If you want to get yield on your BTC without giving up custody, Amboss Rails is built for exactly this: it deploys Bitcoin you already hold into Lightning payment routing and liquidity leases while you keep the keys, with no lending and no rehypothecation. It will not cover large fixed dollar costs on its own, and it is honest about the 1 BTC minimum and roughly two-week withdrawals, but it turns idle coins into a producing position. See how Rails works for the full mechanics.
Frequently asked questions
Is it safe to earn yield on my Bitcoin?
Safety depends on the model. Custodial lending carries counterparty risk: if the borrower or platform fails, your coins can be lost. Wrapped-BTC DeFi adds smart-contract and bridge risk. Lightning routing through a self-custodial product keeps the coins in your own channels, so the main variable is how much yield you earn, not whether you get the principal back.

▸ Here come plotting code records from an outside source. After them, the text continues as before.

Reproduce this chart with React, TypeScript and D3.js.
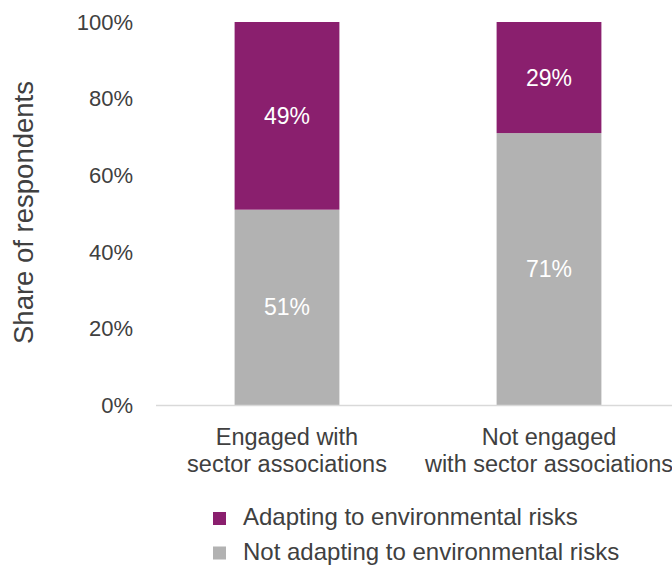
import React from "react";
import * as d3 from "d3";

const categories: string[][] = [
  ["Engaged with", "sector associations"],
  ["Not engaged", "with sector associations"],
];
const notAdapting: number[] = [51, 71];
const adapting: number[] = [49, 29];
const yTicks: number[] = [0, 20, 40, 60, 80, 100];
const seriesNames: string[] = ["Adapting to environmental risks", "Not adapting to environmental risks"];
const colors: string[] = ["#8A1F6E", "#B2B2B2"];

const W = 672;
const H = 567;
const FONT = "'Liberation Sans', Arial, Helvetica, sans-serif";
const TEXT = "#404040";

export default function App() {
  const x = d3.scaleBand<number>().domain([0, 1]).range([156, 680]).paddingInner(0.6).paddingOuter(0.3);
  const y = d3.scaleLinear().domain([0, 100]).range([405, 22]);
  const bw = x.bandwidth();

  return (
    <svg
      width={W}
      height={H}
      style={{ position: "fixed", left: 0, top: 0, background: "#fff" }}
      fontFamily={FONT}
    >
      {/* y tick labels */}
      {yTicks.map((t) => (
        <text key={t} x={133} y={y(t)} dy="0.35em" textAnchor="end" fontSize={22} fill={TEXT}>
          {t}%
        </text>
      ))}
      <text
        transform={`translate(33,${y(50) - 1}) rotate(-90)`}
        textAnchor="middle"
        fontSize={27.5}
        fill={TEXT}
      >
        Share of respondents
      </text>

      {/* bars */}
      {categories.map((c, i) => {
        const x0 = x(i) as number;
        const cx = x0 + bw / 2;
        return (
          <g key={i}>
            <rect x={x0} y={y(notAdapting[i])} width={bw} height={y(0) - y(notAdapting[i])} fill={colors[1]} />
            <rect
              x={x0}
              y={y(notAdapting[i] + adapting[i])}
              width={bw}
              height={y(notAdapting[i]) - y(notAdapting[i] + adapting[i])}
              fill={colors[0]}
            />
            <text
              x={cx}
              y={(y(0) + y(notAdapting[i])) / 2}
              dy="0.35em"
              textAnchor="middle"
              fontSize={23}
              fill="#fff"
            >
              {notAdapting[i]}%
            </text>
            <text
              x={cx}
              y={(y(notAdapting[i]) + y(notAdapting[i] + adapting[i])) / 2}
              dy="0.35em"
              textAnchor="middle"
              fontSize={23}
              fill="#fff"
            >
              {adapting[i]}%
            </text>
            {c.map((line, j) => (
              <text key={j} x={cx} y={445 + j * 27} textAnchor="middle" fontSize={23.5} fill={TEXT}>
                {line}
              </text>
            ))}
          </g>
        );
      })}

      {/* axis line */}
      <line x1={156} x2={W} y1={y(0) + 0.5} y2={y(0) + 0.5} stroke="#D9D9D9" strokeWidth={1.5} />

      {/* legend */}
      {seriesNames.map((s, i) => (
        <g key={s} transform={`translate(213,${512 + i * 34.5})`}>
          <rect x={0} y={0} width={13} height={13} fill={colors[i]} />
          <text x={30} y={13} fontSize={24} fill={TEXT}>
            {s}
          </text>
        </g>
      ))}
    </svg>
  );
}
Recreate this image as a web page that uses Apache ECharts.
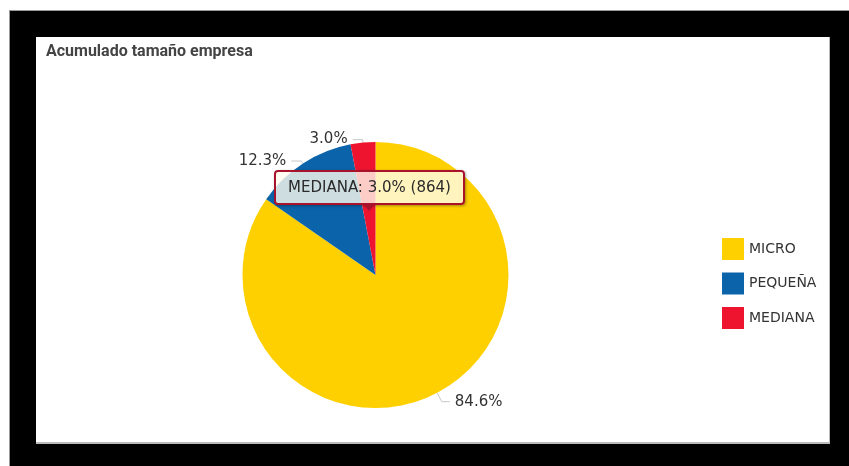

Can I get yield on BTC without lending it out?
Yes. Lightning routing earns fees without lending. Your Bitcoin sits in your own payment channels and collects a fee each time it routes a payment for someone else. There is no borrower, no interest, and no counterparty who could default. This is the model Amboss Rails uses, and it is the reason custody stays with you.
How much Bitcoin do I need to start earning yield?
For Amboss Rails, the minimum is 1 BTC. Below that, running self-custodial Lightning routing profitably is difficult because fixed costs eat into small positions. Custodial "earn" products often accept smaller amounts, but they do so by taking custody of your coins, which is the trade-off this approach is designed to avoid.
Does earning yield lock up my Bitcoin?
Partly. Capital deployed into Lightning routing is not instantly liquid: with Rails, withdrawals take about two weeks because of standard settlement delays in the payment network. You keep custody the entire time, but you should treat deployed Bitcoin as committed for a period rather than as spending money you can pull the same day.